Source records:
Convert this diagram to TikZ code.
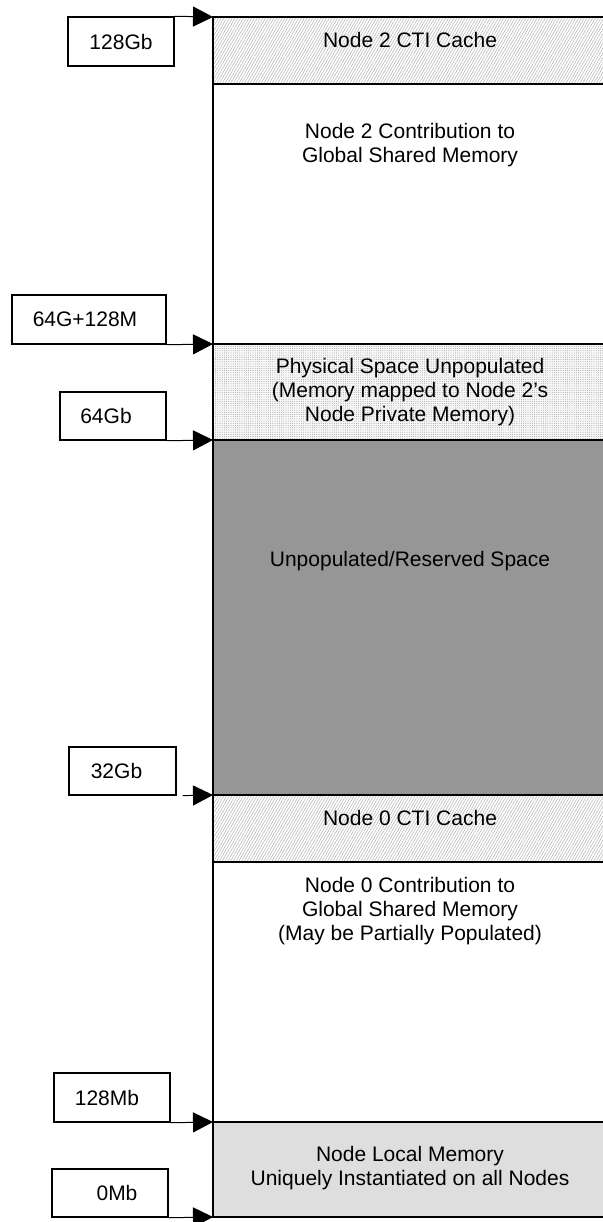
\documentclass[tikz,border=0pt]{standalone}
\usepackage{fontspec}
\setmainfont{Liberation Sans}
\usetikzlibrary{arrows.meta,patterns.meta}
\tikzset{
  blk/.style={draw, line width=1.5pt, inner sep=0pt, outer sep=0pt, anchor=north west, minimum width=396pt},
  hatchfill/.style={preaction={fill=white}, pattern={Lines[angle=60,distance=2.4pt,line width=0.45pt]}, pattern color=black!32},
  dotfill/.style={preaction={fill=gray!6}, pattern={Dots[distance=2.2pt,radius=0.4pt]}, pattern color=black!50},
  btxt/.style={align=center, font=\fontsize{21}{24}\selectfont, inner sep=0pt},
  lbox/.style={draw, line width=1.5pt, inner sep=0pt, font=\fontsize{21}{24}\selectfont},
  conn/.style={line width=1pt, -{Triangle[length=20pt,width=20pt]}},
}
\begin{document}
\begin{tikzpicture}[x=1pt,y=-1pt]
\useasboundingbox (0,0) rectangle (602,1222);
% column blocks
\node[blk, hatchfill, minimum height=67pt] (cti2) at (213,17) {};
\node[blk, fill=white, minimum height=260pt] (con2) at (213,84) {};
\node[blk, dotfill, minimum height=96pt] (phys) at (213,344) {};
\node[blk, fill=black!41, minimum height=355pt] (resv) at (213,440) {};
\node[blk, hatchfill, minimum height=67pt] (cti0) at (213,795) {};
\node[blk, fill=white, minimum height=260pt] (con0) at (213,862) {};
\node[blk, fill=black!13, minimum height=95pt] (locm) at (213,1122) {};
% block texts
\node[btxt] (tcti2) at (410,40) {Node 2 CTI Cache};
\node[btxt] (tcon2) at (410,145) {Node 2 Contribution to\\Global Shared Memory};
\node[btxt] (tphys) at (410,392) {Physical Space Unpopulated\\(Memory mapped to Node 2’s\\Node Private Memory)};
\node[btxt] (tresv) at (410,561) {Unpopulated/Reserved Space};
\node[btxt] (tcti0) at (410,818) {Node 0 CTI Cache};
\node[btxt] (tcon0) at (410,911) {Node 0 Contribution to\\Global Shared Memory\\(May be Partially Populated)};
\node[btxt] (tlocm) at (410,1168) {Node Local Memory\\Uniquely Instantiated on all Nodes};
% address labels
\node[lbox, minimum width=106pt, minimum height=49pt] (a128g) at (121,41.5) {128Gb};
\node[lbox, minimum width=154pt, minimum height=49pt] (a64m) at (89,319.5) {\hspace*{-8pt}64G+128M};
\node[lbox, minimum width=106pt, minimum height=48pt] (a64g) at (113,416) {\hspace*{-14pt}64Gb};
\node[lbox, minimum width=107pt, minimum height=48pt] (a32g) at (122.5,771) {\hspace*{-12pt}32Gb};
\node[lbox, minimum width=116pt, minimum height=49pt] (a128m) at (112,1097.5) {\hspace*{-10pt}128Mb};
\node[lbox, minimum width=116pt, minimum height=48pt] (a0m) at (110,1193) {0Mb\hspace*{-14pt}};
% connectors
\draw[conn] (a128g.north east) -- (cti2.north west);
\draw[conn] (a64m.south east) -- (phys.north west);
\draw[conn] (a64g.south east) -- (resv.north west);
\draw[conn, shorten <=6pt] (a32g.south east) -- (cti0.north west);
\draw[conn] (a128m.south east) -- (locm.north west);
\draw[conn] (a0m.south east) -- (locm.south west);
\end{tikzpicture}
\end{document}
--
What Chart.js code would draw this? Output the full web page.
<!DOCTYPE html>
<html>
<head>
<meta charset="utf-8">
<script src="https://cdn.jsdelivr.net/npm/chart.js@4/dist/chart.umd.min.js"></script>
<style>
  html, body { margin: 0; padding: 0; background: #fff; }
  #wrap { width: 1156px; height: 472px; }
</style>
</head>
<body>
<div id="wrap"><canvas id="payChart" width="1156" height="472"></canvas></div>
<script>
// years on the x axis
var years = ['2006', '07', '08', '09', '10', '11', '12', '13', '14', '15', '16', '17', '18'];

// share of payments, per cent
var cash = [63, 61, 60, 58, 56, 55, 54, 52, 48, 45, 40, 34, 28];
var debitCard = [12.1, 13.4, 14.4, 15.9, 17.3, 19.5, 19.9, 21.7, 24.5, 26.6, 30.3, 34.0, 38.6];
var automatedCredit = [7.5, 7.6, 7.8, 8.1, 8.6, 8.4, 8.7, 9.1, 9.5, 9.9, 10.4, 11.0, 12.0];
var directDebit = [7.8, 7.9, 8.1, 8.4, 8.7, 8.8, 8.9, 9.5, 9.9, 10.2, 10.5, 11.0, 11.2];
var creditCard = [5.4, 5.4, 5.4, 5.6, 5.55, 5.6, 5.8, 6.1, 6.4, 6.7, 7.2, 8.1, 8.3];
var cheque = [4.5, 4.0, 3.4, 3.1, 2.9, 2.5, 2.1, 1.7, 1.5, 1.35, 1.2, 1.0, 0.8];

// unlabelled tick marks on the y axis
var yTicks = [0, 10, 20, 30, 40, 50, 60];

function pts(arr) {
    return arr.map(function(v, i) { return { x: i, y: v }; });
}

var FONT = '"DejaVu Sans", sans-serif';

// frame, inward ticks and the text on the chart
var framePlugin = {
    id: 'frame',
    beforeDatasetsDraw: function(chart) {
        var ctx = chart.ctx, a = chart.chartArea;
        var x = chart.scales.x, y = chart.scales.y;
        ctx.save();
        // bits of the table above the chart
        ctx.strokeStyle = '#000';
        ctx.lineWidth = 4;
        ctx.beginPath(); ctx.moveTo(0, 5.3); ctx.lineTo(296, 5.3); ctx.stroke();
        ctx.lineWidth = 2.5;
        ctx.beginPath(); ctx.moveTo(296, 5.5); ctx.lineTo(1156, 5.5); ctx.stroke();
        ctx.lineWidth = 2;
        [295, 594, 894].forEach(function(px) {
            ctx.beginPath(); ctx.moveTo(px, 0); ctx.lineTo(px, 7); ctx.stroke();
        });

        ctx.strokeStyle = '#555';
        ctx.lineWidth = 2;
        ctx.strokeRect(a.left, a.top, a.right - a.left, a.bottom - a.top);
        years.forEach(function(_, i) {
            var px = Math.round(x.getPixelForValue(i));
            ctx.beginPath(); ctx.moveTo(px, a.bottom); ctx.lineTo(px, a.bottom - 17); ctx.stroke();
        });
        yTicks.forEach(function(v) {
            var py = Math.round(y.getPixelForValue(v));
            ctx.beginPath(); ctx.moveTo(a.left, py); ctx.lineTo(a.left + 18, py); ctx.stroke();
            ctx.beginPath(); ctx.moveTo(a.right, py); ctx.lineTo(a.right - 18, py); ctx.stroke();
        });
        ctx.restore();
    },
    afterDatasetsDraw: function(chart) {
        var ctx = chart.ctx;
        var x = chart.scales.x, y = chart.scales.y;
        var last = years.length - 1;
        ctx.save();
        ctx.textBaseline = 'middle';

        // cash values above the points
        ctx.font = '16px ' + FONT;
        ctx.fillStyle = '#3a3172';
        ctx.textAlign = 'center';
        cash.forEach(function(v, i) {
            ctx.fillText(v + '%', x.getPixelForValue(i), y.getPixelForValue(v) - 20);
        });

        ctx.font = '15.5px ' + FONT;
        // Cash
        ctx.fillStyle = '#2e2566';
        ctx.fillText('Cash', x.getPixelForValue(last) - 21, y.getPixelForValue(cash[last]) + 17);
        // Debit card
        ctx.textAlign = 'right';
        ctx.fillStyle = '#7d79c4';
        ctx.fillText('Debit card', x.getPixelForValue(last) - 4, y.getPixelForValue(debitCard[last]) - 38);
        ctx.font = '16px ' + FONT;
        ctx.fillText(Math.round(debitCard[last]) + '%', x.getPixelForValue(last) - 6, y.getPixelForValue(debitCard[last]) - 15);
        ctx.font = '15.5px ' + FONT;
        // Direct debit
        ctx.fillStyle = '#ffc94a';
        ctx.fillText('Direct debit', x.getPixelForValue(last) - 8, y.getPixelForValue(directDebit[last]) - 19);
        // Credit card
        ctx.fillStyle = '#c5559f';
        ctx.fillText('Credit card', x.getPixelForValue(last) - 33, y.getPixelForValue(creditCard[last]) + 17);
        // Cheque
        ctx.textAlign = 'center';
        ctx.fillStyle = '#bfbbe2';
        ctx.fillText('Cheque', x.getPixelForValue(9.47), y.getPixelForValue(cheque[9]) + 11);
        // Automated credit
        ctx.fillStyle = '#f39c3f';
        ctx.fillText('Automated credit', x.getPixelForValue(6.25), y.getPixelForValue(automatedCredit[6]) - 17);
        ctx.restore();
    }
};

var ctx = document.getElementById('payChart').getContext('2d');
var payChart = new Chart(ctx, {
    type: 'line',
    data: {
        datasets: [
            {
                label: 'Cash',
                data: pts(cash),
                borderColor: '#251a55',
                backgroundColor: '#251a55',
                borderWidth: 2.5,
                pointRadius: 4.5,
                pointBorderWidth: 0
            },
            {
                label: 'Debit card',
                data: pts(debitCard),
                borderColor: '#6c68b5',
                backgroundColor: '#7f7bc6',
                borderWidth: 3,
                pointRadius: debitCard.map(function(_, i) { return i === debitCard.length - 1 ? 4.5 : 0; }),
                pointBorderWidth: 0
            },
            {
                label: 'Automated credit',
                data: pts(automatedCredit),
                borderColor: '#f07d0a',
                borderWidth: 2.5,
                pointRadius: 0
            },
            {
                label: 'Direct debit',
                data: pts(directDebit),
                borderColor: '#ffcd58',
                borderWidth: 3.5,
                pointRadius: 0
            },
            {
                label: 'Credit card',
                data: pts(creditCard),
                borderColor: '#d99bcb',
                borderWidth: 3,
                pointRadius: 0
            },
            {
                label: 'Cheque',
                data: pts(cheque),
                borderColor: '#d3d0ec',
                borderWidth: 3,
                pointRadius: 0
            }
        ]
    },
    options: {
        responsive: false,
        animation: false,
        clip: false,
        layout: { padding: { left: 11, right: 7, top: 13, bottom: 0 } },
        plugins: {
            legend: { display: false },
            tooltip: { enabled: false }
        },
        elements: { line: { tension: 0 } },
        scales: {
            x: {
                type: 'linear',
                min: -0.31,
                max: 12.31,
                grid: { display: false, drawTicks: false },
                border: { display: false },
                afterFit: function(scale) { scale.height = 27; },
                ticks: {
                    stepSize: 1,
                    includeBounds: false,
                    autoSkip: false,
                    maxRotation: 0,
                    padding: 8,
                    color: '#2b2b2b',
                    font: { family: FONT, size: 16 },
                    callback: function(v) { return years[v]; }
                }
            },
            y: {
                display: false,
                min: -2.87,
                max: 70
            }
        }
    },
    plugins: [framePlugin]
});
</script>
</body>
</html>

Stated exercise: Go through the listing above and report how many of its lines contain the word "this", with only the number as output.

The answer: 2